Depuis l’invasion, elle a été de tous les fronts. Borodyanka a même reçu l’artiste britannique mondialement connu Banksy en novembre 2022, qui a peint une œuvre représentant une jeune gymnaste en équilibre sur l’un des immeubles effondrés de la ville. Comme la plupart des habitants, Natalia a fui, en croisant les Russes, de très près… «Ils étaient devant moi. Je ne les ai pas regardés, je me suis concentrée sur les cadavres sur le trottoir.» Son regret est de n’avoir pas réussi à convaincre sa nièce de partir. «Je ne sais pas à quel point ils lui ont fait du mal. Elle est incapable d’en parler.»

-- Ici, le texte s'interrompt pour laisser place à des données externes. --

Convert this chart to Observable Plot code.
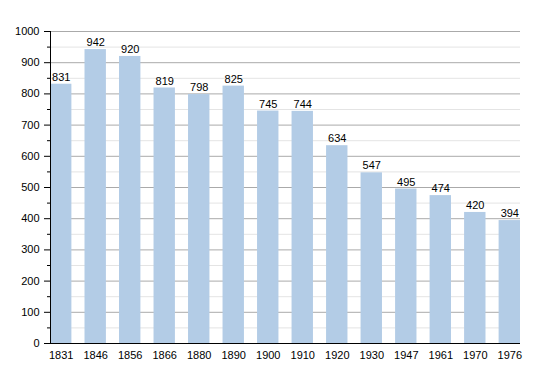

Dans les localités voisines d’Irpin et de Boutcha, des chantiers similaires de reconstruction sont aussi visibles, avec leur lot de promoteurs immobiliers à l’affût de la moindre affaire. Sur l’avenue centrale de Boutcha, là où a eu lieu l’un des pires massacres du XXIe siècle, des panneaux indiquent: «Park Royal bientôt disponible, balcons et cuisines tout équipés.»

 

«Urgent, nous recherchons des ouvriers. Paiement à la journée.»

LE CONTEXTE

Le 31 juillet, le Parlement ukrainien a adopté une loi rétablissant l’indépendance du Bureau national anticorruption et du Parquet anticorruption, deux institutions qui avaient été placées sous la responsabilité du procureur général d’Ukraine, un proche du président Volodymyr Zelensky, en vertu d’une loi votée le… 22 juillet. La réaction d’une partie de la population, descendue dans la rue pour manifester, et les critiques des partenaires européens ont contraint le pouvoir à un revirement spectaculaire. Cette séquence n’en questionne pas moins les résistances observées au sommet de l’Etat dans la lutte contre la corruption, problème que la guerre n’a, semble-t-il, pas éradiqué en Ukraine.